Entries with chart source code

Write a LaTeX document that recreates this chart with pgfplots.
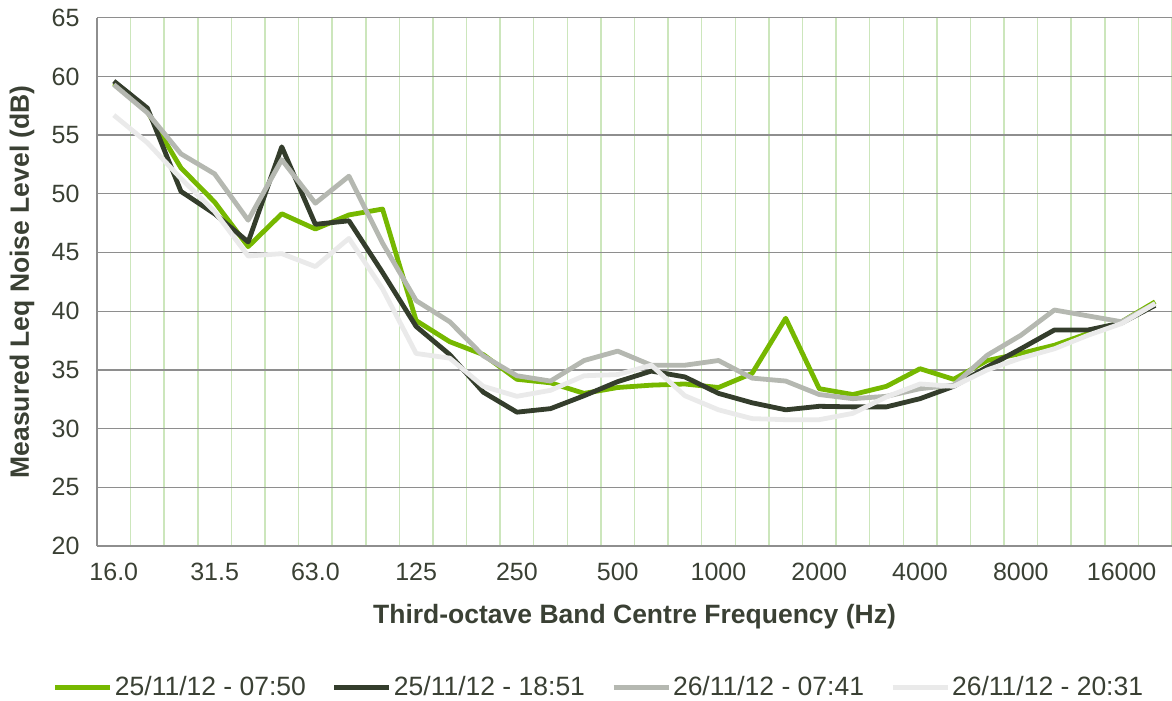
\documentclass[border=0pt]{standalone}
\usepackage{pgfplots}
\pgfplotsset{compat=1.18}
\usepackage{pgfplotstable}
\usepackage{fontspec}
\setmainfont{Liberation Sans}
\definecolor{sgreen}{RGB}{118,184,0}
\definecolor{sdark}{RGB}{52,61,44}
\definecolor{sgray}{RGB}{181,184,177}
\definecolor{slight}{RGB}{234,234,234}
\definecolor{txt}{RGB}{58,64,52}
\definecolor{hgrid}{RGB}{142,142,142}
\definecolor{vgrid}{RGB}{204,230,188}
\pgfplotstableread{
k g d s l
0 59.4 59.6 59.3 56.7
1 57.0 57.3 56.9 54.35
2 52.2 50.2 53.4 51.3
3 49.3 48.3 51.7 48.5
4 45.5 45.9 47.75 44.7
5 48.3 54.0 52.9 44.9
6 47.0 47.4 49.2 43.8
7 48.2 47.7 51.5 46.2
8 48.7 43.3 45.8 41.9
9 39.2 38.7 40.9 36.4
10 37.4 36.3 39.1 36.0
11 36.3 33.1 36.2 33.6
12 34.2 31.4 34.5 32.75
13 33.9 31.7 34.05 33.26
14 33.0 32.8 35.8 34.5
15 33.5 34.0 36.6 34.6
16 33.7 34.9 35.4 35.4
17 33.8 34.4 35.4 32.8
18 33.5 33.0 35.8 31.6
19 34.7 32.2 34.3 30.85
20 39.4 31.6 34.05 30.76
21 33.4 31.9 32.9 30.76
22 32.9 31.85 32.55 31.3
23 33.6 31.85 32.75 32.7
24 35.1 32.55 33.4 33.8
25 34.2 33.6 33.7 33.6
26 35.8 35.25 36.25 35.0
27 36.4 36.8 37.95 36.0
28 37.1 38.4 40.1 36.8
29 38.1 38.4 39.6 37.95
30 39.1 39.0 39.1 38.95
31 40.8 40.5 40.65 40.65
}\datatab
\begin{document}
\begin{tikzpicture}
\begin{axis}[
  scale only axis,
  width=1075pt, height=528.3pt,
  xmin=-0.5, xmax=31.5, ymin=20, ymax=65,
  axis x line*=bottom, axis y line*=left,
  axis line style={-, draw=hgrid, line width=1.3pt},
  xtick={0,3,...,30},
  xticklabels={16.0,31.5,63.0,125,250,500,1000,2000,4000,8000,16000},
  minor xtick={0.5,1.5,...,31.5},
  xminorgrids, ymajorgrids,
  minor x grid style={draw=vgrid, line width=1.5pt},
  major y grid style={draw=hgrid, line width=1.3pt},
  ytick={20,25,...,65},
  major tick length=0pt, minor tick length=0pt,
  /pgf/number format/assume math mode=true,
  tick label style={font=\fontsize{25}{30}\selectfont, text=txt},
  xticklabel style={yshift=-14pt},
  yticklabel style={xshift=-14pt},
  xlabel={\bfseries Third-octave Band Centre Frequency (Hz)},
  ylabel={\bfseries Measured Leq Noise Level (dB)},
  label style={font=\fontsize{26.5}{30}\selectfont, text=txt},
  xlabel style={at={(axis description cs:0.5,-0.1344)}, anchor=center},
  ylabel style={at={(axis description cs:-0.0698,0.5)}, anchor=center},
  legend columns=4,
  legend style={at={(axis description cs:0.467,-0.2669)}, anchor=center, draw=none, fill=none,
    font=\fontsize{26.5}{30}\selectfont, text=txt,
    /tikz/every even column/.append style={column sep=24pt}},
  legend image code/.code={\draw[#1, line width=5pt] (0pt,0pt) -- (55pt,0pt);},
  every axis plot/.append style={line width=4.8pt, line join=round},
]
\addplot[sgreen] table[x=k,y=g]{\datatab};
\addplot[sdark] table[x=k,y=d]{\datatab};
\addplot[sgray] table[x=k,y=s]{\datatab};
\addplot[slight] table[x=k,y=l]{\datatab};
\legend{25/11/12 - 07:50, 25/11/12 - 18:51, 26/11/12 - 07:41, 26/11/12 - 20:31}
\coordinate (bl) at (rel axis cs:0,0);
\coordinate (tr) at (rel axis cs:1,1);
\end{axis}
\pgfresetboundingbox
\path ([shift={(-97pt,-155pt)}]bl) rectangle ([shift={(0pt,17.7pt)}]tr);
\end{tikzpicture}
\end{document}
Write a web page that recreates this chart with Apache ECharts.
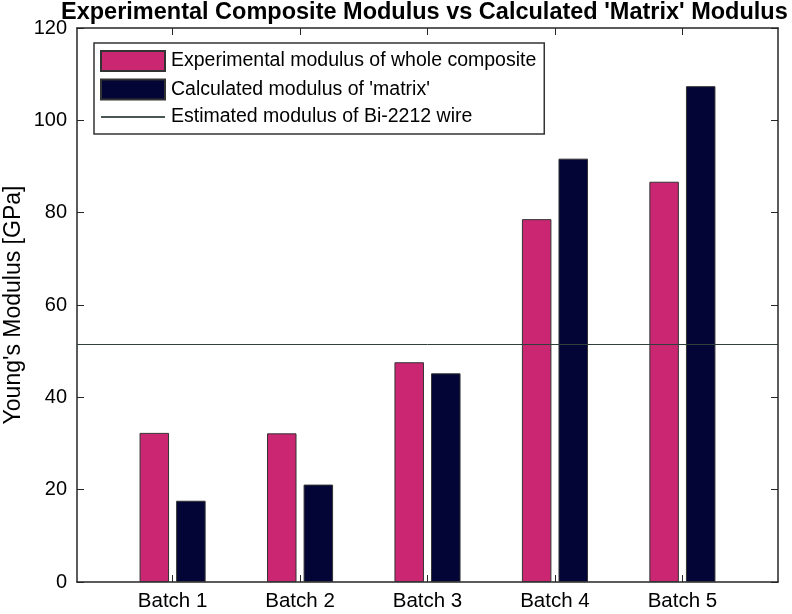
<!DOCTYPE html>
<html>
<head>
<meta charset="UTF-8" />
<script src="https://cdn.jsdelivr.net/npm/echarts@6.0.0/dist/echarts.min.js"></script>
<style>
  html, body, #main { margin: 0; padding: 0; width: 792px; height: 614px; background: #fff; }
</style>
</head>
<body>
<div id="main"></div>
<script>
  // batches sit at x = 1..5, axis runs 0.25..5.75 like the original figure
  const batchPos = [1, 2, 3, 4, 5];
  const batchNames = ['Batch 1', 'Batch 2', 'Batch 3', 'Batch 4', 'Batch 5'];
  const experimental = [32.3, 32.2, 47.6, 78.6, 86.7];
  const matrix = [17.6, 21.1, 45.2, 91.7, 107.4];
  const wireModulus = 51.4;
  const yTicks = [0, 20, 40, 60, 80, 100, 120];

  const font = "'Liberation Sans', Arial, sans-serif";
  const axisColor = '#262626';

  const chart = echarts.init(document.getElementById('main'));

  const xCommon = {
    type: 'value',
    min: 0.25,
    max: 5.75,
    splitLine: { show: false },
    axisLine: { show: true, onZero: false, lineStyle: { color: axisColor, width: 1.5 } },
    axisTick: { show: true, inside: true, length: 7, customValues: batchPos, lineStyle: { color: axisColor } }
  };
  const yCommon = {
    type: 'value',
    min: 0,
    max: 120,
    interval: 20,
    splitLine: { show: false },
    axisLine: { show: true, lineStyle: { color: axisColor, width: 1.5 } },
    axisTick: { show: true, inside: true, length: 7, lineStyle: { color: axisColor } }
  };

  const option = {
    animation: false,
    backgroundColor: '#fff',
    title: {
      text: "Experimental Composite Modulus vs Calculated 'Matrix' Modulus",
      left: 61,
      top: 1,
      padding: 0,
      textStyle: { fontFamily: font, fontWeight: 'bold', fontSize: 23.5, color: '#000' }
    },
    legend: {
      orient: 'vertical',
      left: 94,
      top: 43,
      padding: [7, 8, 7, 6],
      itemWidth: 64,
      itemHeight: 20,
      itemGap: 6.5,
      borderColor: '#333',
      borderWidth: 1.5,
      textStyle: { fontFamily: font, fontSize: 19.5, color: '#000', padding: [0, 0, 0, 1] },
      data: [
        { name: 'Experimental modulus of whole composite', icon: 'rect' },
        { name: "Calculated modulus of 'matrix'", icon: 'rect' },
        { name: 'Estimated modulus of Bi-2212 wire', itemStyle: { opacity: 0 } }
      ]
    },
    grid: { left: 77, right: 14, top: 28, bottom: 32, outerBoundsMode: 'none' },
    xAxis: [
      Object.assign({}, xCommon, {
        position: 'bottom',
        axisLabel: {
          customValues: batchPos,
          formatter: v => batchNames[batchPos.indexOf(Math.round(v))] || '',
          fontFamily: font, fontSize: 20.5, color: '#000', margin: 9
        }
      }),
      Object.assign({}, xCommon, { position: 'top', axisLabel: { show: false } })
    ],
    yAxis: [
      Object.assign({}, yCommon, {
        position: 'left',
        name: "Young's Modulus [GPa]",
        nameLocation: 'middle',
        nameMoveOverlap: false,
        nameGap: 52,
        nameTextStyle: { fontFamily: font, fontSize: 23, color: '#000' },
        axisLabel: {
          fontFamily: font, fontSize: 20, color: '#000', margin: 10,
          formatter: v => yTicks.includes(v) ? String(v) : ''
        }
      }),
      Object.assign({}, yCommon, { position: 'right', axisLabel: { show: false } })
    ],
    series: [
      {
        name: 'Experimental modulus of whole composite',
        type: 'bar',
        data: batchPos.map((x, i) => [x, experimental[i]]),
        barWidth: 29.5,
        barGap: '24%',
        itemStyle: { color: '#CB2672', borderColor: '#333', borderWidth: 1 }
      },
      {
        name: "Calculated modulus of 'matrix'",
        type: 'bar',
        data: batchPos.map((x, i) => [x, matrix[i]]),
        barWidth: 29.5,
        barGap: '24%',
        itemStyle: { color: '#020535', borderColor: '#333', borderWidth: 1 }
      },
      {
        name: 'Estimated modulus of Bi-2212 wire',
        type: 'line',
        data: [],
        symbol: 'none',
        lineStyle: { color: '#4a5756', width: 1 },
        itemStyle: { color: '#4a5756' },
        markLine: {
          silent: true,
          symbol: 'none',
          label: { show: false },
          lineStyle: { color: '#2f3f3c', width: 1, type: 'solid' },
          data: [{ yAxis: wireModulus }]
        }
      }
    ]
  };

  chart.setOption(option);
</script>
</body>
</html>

• [SHORT PROBLEM]
Keep only those lines of the records that hold "Write", and return them.

• [OUTPUT BELOW]
Write a LaTeX document that recreates this chart with pgfplots.
Write a web page that recreates this chart with Apache ECharts.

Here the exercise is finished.